Below are records that hold pictures; write out only the lines from their start through the line with "fig = plt.figure(figsize=(W", exactly, and drop the pictures.

>>>

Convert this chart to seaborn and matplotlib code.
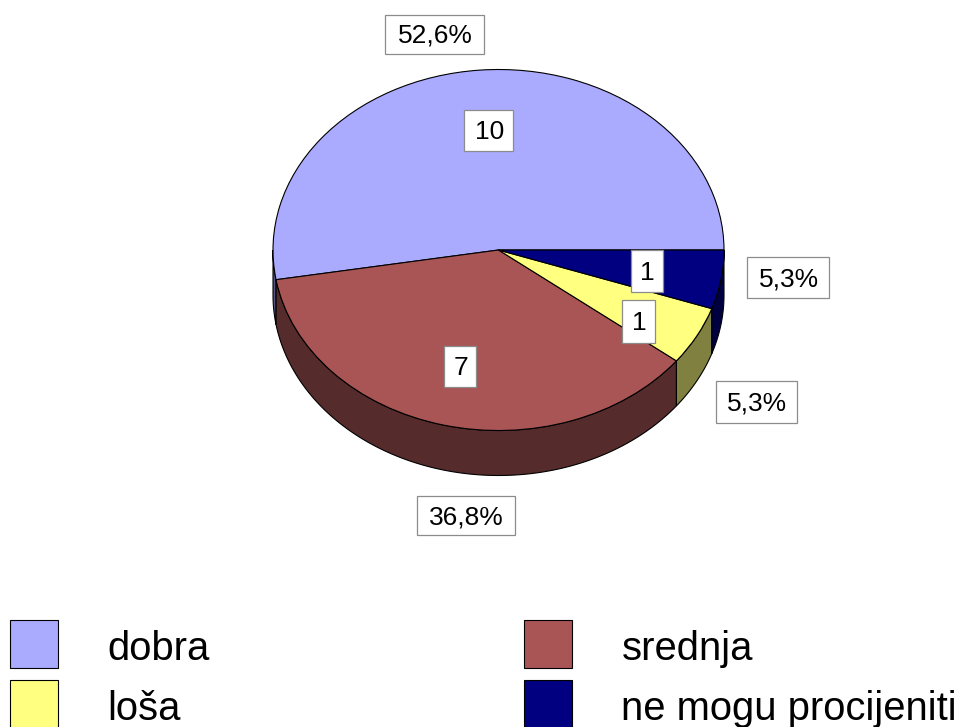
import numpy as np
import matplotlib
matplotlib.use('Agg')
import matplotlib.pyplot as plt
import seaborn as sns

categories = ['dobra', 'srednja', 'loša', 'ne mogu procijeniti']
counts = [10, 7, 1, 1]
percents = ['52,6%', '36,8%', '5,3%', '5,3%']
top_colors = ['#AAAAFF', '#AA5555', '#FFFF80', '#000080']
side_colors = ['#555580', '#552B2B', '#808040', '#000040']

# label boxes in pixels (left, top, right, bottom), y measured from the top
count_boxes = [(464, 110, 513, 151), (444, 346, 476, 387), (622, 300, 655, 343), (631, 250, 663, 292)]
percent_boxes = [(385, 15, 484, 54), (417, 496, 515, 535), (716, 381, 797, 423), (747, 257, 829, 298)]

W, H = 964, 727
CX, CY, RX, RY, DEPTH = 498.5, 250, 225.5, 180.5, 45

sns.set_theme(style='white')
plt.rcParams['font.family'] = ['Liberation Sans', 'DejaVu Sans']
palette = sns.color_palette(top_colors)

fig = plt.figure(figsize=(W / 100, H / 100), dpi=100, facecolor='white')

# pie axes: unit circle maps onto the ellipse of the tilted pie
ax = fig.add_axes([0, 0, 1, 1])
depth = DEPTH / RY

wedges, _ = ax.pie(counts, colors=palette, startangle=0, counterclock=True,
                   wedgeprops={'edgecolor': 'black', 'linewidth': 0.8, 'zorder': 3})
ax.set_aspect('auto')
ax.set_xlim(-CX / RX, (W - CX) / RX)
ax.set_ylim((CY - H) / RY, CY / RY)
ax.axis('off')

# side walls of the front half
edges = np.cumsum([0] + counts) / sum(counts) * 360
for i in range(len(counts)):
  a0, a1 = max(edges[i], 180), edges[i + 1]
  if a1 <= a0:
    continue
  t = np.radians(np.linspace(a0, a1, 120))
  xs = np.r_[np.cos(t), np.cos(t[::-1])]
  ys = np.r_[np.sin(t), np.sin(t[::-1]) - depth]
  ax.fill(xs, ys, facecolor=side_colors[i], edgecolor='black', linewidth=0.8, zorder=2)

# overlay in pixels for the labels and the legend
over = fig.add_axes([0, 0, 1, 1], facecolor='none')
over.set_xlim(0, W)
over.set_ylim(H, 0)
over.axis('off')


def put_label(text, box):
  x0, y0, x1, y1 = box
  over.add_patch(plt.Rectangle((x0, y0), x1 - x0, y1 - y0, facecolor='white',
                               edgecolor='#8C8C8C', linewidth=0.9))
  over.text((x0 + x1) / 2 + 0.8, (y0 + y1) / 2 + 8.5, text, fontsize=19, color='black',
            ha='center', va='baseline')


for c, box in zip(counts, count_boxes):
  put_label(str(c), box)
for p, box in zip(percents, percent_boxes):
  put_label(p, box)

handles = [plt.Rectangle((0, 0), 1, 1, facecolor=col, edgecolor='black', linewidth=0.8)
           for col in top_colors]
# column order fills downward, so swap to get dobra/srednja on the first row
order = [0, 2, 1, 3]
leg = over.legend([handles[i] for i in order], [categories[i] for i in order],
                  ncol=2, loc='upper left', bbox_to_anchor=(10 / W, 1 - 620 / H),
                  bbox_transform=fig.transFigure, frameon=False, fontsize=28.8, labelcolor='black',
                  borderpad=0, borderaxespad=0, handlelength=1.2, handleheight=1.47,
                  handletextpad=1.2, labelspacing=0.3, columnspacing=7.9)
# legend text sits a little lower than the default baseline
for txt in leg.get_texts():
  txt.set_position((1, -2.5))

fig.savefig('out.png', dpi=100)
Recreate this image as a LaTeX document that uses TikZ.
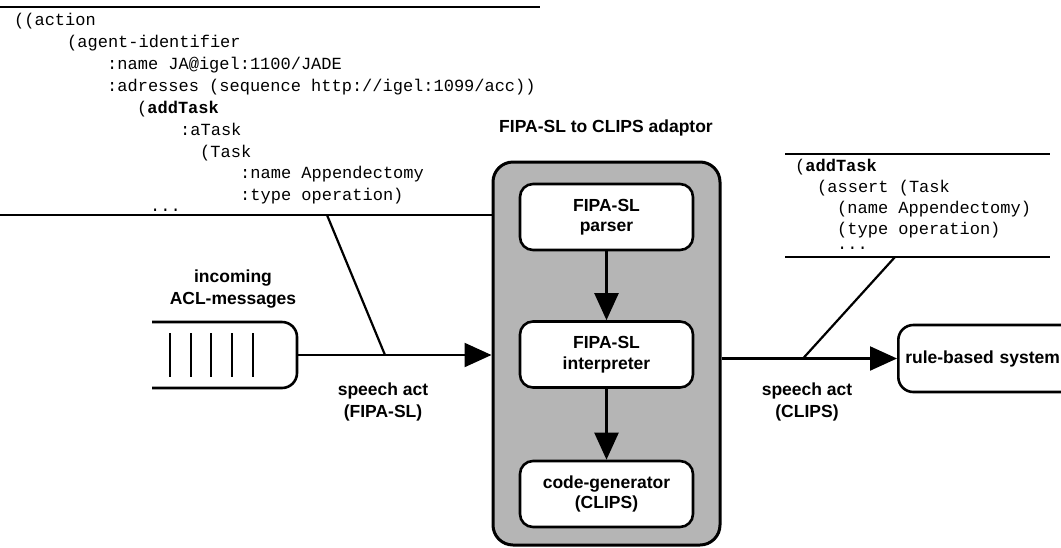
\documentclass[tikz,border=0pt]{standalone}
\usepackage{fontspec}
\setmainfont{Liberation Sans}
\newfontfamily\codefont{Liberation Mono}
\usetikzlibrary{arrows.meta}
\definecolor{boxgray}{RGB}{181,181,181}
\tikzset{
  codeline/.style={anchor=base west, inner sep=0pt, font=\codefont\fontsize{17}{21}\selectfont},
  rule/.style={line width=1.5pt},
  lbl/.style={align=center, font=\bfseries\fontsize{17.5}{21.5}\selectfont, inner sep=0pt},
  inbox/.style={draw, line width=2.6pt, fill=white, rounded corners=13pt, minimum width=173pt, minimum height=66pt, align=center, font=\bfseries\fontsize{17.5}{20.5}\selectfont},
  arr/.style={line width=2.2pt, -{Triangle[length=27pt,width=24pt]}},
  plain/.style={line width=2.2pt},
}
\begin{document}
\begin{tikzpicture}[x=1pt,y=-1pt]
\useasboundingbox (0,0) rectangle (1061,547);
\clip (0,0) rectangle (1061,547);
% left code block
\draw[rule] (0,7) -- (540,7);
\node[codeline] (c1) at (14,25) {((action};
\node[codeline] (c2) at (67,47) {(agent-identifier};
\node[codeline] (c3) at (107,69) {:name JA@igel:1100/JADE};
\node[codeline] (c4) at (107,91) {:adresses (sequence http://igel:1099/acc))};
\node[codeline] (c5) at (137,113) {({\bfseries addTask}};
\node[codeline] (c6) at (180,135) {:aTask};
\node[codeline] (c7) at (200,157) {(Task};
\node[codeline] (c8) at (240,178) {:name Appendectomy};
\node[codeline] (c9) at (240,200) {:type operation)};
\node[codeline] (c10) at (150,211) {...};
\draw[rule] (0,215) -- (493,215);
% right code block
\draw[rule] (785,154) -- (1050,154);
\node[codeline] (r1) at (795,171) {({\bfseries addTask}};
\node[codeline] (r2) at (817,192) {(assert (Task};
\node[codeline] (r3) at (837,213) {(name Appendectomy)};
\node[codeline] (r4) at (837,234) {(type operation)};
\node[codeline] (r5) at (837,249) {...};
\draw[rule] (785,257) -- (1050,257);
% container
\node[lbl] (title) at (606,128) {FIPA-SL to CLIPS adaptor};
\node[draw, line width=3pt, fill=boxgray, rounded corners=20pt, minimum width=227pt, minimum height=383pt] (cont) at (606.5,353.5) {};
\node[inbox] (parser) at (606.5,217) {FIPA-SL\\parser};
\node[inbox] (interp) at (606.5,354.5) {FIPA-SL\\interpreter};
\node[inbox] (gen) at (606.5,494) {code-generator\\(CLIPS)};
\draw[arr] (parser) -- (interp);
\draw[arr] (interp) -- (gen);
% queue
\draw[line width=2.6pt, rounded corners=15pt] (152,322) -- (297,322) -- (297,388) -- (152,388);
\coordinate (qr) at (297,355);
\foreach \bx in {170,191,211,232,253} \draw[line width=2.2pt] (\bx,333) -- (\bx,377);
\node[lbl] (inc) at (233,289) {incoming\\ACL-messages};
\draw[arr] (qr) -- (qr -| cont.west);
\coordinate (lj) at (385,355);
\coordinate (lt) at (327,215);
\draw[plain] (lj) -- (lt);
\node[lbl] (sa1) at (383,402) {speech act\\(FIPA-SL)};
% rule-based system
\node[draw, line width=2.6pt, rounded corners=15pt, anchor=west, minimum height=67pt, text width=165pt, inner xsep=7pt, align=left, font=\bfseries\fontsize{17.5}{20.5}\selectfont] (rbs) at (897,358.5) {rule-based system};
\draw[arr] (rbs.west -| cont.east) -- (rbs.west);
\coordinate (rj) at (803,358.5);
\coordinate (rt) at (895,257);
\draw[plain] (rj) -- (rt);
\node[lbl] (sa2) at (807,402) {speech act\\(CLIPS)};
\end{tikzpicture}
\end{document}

<<<

- _Correct response_
Convert this chart to seaborn and matplotlib code.
import numpy as np
import matplotlib
matplotlib.use('Agg')
import matplotlib.pyplot as plt
import seaborn as sns

categories = ['dobra', 'srednja', 'loša', 'ne mogu procijeniti']
counts = [10, 7, 1, 1]
percents = ['52,6%', '36,8%', '5,3%', '5,3%']
top_colors = ['#AAAAFF', '#AA5555', '#FFFF80', '#000080']
side_colors = ['#555580', '#552B2B', '#808040', '#000040']

# label boxes in pixels (left, top, right, bottom), y measured from the top
count_boxes = [(464, 110, 513, 151), (444, 346, 476, 387), (622, 300, 655, 343), (631, 250, 663, 292)]
percent_boxes = [(385, 15, 484, 54), (417, 496, 515, 535), (716, 381, 797, 423), (747, 257, 829, 298)]

W, H = 964, 727
CX, CY, RX, RY, DEPTH = 498.5, 250, 225.5, 180.5, 45

sns.set_theme(style='white')
plt.rcParams['font.family'] = ['Liberation Sans', 'DejaVu Sans']
palette = sns.color_palette(top_colors)

fig = plt.figure(figsize=(W / 100, H / 100), dpi=100, facecolor='white')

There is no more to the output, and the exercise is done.